*Given exercise:* Reproduce the listing exactly and skip over any pictures.

----

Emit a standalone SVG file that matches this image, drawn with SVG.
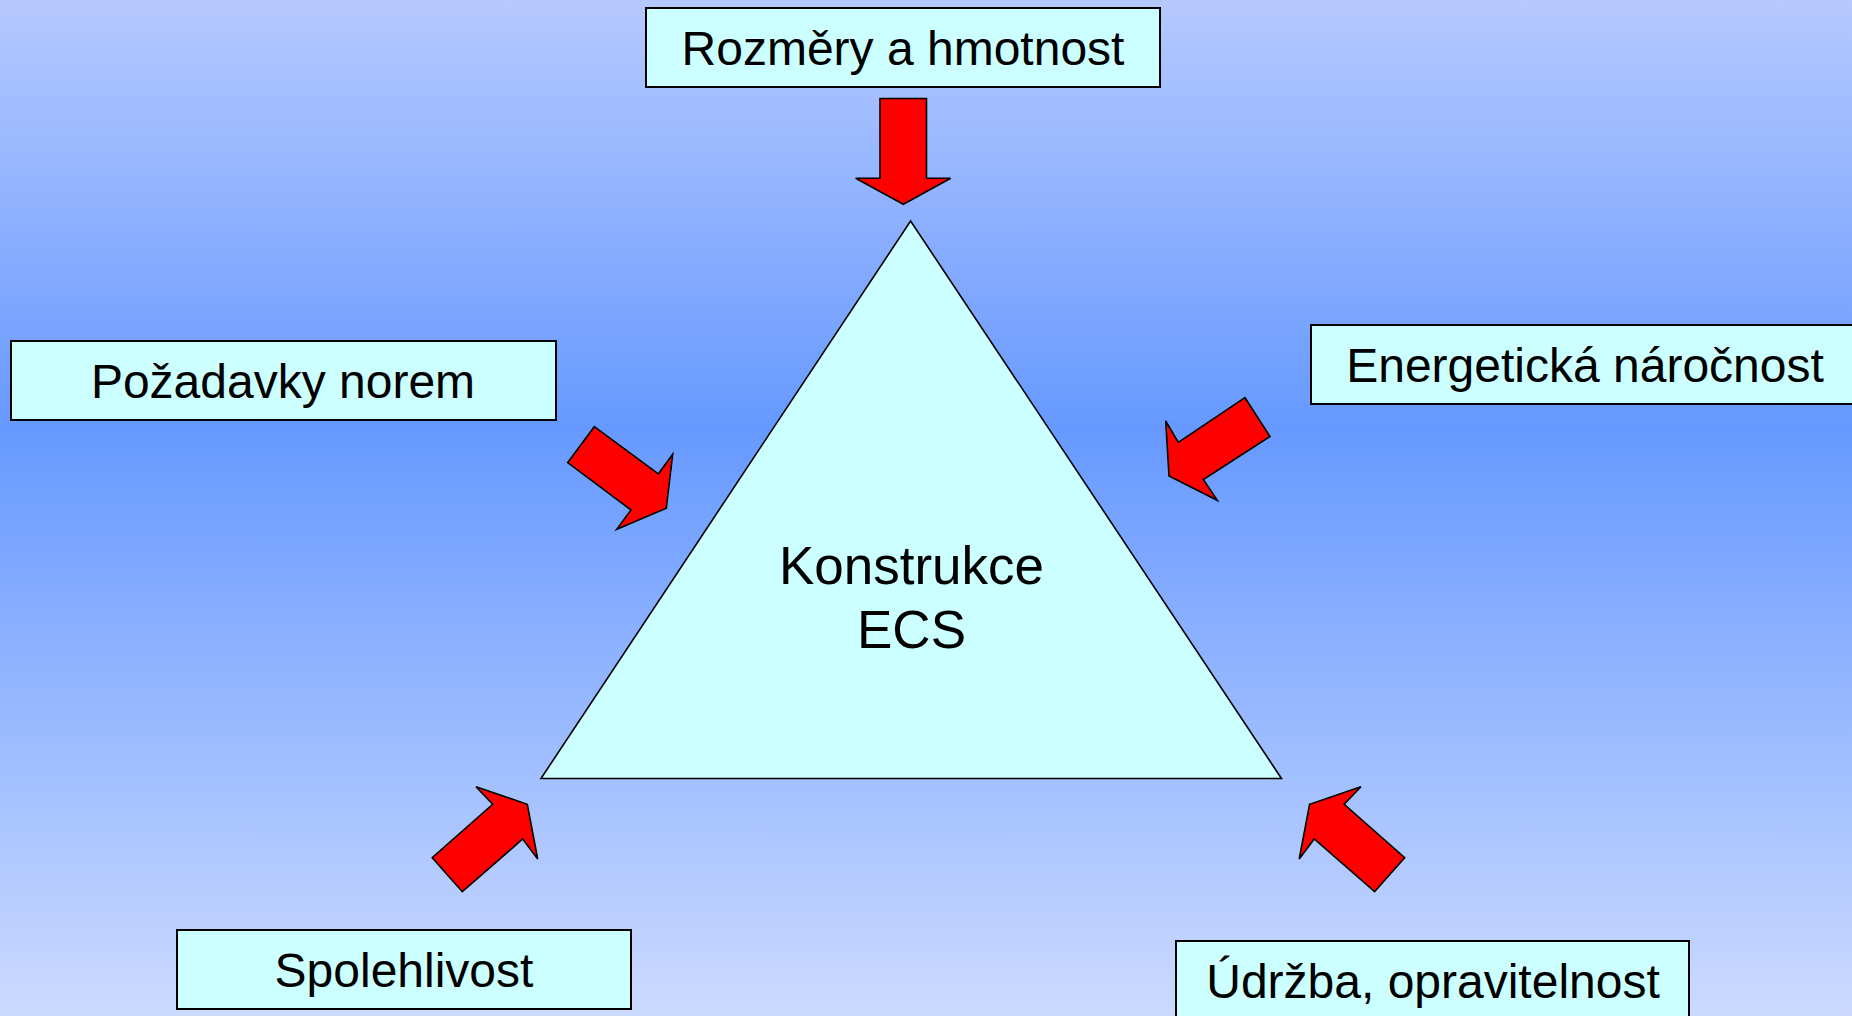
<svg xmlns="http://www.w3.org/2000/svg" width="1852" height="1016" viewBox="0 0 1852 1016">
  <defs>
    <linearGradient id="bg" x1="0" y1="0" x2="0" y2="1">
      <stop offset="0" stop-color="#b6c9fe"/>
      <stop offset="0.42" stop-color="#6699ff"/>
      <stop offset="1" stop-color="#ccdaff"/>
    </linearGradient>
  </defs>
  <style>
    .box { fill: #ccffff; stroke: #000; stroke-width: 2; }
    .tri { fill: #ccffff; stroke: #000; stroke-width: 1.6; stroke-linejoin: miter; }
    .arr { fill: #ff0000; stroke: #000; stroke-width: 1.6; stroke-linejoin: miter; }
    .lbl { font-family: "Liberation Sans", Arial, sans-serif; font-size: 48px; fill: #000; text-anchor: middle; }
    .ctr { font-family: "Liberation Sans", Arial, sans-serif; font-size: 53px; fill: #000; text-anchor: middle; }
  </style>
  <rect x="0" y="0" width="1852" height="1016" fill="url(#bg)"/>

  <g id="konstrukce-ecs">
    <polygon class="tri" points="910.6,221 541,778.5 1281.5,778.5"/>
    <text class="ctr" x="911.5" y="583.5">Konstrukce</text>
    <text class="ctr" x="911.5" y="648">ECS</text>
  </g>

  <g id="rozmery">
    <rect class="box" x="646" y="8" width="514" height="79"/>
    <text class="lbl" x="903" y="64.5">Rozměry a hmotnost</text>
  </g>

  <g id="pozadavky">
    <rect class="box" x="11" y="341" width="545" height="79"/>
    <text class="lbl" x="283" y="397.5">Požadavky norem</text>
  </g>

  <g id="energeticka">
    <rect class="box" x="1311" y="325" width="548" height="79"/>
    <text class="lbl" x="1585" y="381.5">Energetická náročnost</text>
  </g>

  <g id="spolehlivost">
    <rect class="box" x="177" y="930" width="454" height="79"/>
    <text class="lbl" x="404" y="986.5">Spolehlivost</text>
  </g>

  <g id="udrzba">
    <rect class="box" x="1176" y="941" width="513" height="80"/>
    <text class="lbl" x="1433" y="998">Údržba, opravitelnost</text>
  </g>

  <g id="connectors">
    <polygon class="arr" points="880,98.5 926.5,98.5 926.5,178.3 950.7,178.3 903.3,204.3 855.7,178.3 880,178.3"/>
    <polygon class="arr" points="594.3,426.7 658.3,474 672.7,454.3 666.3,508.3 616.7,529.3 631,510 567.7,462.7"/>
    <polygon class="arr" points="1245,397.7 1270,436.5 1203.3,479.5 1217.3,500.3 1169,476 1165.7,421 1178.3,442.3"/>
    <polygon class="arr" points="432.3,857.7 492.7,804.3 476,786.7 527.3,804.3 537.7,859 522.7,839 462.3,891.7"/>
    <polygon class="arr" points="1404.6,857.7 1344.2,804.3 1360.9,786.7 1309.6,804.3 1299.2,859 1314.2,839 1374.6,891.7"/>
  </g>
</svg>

----

*Written solution:*
Emit a standalone SVG file that matches this image, drawn with SVG.
<svg xmlns="http://www.w3.org/2000/svg" width="1852" height="1016" viewBox="0 0 1852 1016">
  <defs>
    <linearGradient id="bg" x1="0" y1="0" x2="0" y2="1">
      <stop offset="0" stop-color="#b6c9fe"/>
      <stop offset="0.42" stop-color="#6699ff"/>
      <stop offset="1" stop-color="#ccdaff"/>
    </linearGradient>
  </defs>
  <style>
    .box { fill: #ccffff; stroke: #000; stroke-width: 2; }
    .tri { fill: #ccffff; stroke: #000; stroke-width: 1.6; stroke-linejoin: miter; }
    .arr { fill: #ff0000; stroke: #000; stroke-width: 1.6; stroke-linejoin: miter; }
    .lbl { font-family: "Liberation Sans", Arial, sans-serif; font-size: 48px; fill: #000; text-anchor: middle; }
    .ctr { font-family: "Liberation Sans", Arial, sans-serif; font-size: 53px; fill: #000; text-anchor: middle; }
  </style>
  <rect x="0" y="0" width="1852" height="1016" fill="url(#bg)"/>

  <g id="konstrukce-ecs">
    <polygon class="tri" points="910.6,221 541,778.5 1281.5,778.5"/>
    <text class="ctr" x="911.5" y="583.5">Konstrukce</text>
    <text class="ctr" x="911.5" y="648">ECS</text>
  </g>

  <g id="rozmery">
    <rect class="box" x="646" y="8" width="514" height="79"/>
    <text class="lbl" x="903" y="64.5">Rozměry a hmotnost</text>
  </g>

  <g id="pozadavky">
    <rect class="box" x="11" y="341" width="545" height="79"/>
    <text class="lbl" x="283" y="397.5">Požadavky norem</text>
  </g>

  <g id="energeticka">
    <rect class="box" x="1311" y="325" width="548" height="79"/>
    <text class="lbl" x="1585" y="381.5">Energetická náročnost</text>
  </g>

  <g id="spolehlivost">
    <rect class="box" x="177" y="930" width="454" height="79"/>
    <text class="lbl" x="404" y="986.5">Spolehlivost</text>
  </g>

  <g id="udrzba">
    <rect class="box" x="1176" y="941" width="513" height="80"/>
    <text class="lbl" x="1433" y="998">Údržba, opravitelnost</text>
  </g>

  <g id="connectors">
    <polygon class="arr" points="880,98.5 926.5,98.5 926.5,178.3 950.7,178.3 903.3,204.3 855.7,178.3 880,178.3"/>
    <polygon class="arr" points="594.3,426.7 658.3,474 672.7,454.3 666.3,508.3 616.7,529.3 631,510 567.7,462.7"/>
    <polygon class="arr" points="1245,397.7 1270,436.5 1203.3,479.5 1217.3,500.3 1169,476 1165.7,421 1178.3,442.3"/>
    <polygon class="arr" points="432.3,857.7 492.7,804.3 476,786.7 527.3,804.3 537.7,859 522.7,839 462.3,891.7"/>
    <polygon class="arr" points="1404.6,857.7 1344.2,804.3 1360.9,786.7 1309.6,804.3 1299.2,859 1314.2,839 1374.6,891.7"/>
  </g>
</svg>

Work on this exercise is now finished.